Open Pi-George opened 4 years ago
It should be simple to construct own list. Only crawlers access robots.txt
.
$ tail -n +2 sergeykish.com_usage_* | grep robots.txt | cut -d, -f13 -s | sort -u | sed 's/^"//'
apitools gsutil/4.50 Python/3.8.3 (linux) google-cloud-sdk/293.0.0 analytics/disabled
BananaBot/0.6.1
BorneoBot/0.9.1 (crawlcheck123@gmail.com)
...
I have logs in Google Cloud Storage format. Mimic https://github.com/allinurl/goaccess/blob/master/src/browsers.c#L125
$ tail -n +2 sergeykish.com_usage_* | grep robots.txt | cut -d, -f13 -s | sort -u | sed 's/^"//;s/$/\tCrawlers/' > browsers.list
Now run goaccess --ignore-crawlers --browsers-file=browsers.list
EDIT: It blocks too much — cut
splits User Agent string on first ,
Mozilla/5.0 (Linux; Android 7.0;) AppleWebKit/537.36 (KHTML, like Gecko) Mobile Safari/537.36 (compatible; PetalBot;+https://aspiegel.com/petalbot),gzip(gfe)
leading to blocking entire
Mozilla/5.0 (Linux; Android 7.0;) AppleWebKit/537.36 (KHTML
I've tried
$ tail -n +2 sergeykish.com_usage_2020_* | grep robots.txt | awk -F'","' '{print $13, "\tCrawlers" }' | sort -u
goaccess can't process it though no tabs in User Agent
Fatal error has occurred
Error occurred at: src/browsers.c - parse_browser_token - 279
Malformed browser name at line: 10
Looks like the way to go is get unique bot names from
$ tail -n +2 sergeykish.com_usage_2020_* | grep robots.txt | awk -F'","' '{print $13}' | sort | uniq -c | sort -n
In my case bots top overall list too
$ tail -n +2 sergeykish.com_usage_2020_* | awk -F'","' '{print $13}' | sort | uniq -c | sort -n
Regular users normally don't have unknown browsers, and if they do I don't really need them in the report to get a good representation of my userbase.

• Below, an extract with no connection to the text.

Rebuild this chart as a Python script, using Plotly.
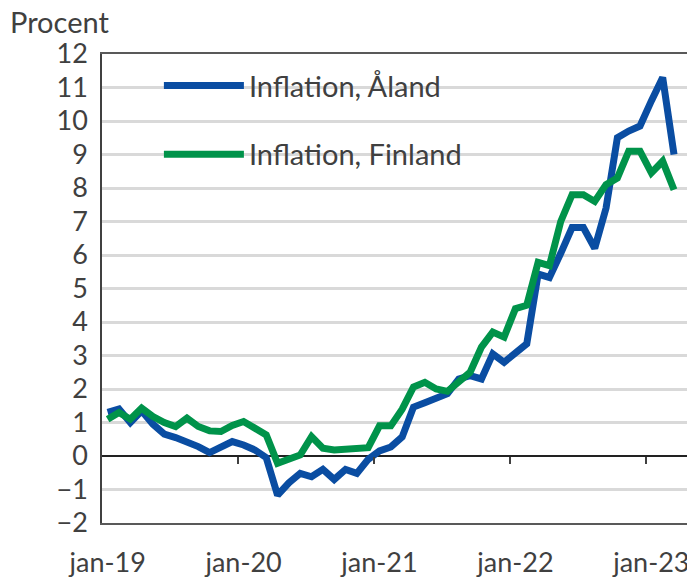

i think this has not been the case for many years now. there are tons of unknown user agents that are legitimate: all the embedded browsers and all the apps on the mobile phones. for example sometimes our greatest traffic comes from the hacker news app which has useragents like: HackerNews/1493 CFNetwork/1240.0.4 Darwin/20.6.0
should this be counted by goaccess
? i think definitely.
actually i came here to report that i see sometimes huge discrepancies between our manually pruned log files and what goaccess reports with ignore-crawlers
: 13368
vs 7281
for an article and i am trying to track down the difference. are the unknown counted or not?
with ignore-crawlers false
i get 14335
vs 14309
, which is much better, as probably there are only around 1000 crawlers really. some of the goaccess
built in crawler must be very heavy handed. but looking at the list in the source code nothing obvious is jumping out at me.
for now i think it's better to disable ignore-crawlers
and calculate in 5-10% crawlers...
So this issue isn't something I'm too interested in any more as we're just using bugsnag for stability score, however this issue I reported does still sound like a problem. If you could provide a list of user agents that are acceptable or unacceptable that would solve the HacketNews example you provided, whitelist and blacklist. Maybe that's already a feature, it's been too long since I used this repo.
In my use case, the product has comparatively few users, just some large companies coming onto the site to grab some generated reports for the most part. Or the occasional api request every minute or so. The vast vast majority of our traffic is from bots spamming endpoints. So in my case it was extra important that I try to ignore their requests as much as possible when generating a stability score.
I agree that different use cases need different user agents... I updated this issue instead of creating a new one because I thought they are related, but I am starting to have second thoughts :} For now I just turned off filtering crawlers, I think I should open a new issue if I don't trust what it filters out...
This is something that needs to be revised and look into it. However, you can always get a log of all those unknowns and get a better sense of who is hitting your server.
--unknowns-log=<filename>
Log unknown browsers and OSs to the specified file.
Regular users normally don't have unknown browsers, and if they do I don't really need them in the report to get a good representation of my userbase. With just ignoring crawlers I still have tons of very obvious bots in my report, with /phpmyadmin/ being one of the most popular paths being hit.
Alternatively, being able to filter out all redirects would help too since spammed urls like the above mentioned /phpmyadmin/ just get redirected to the home page anyway.
Essentially I want to filter out as many non-users as possible. I'm doing this so I can try to calculate a more accurate stability score.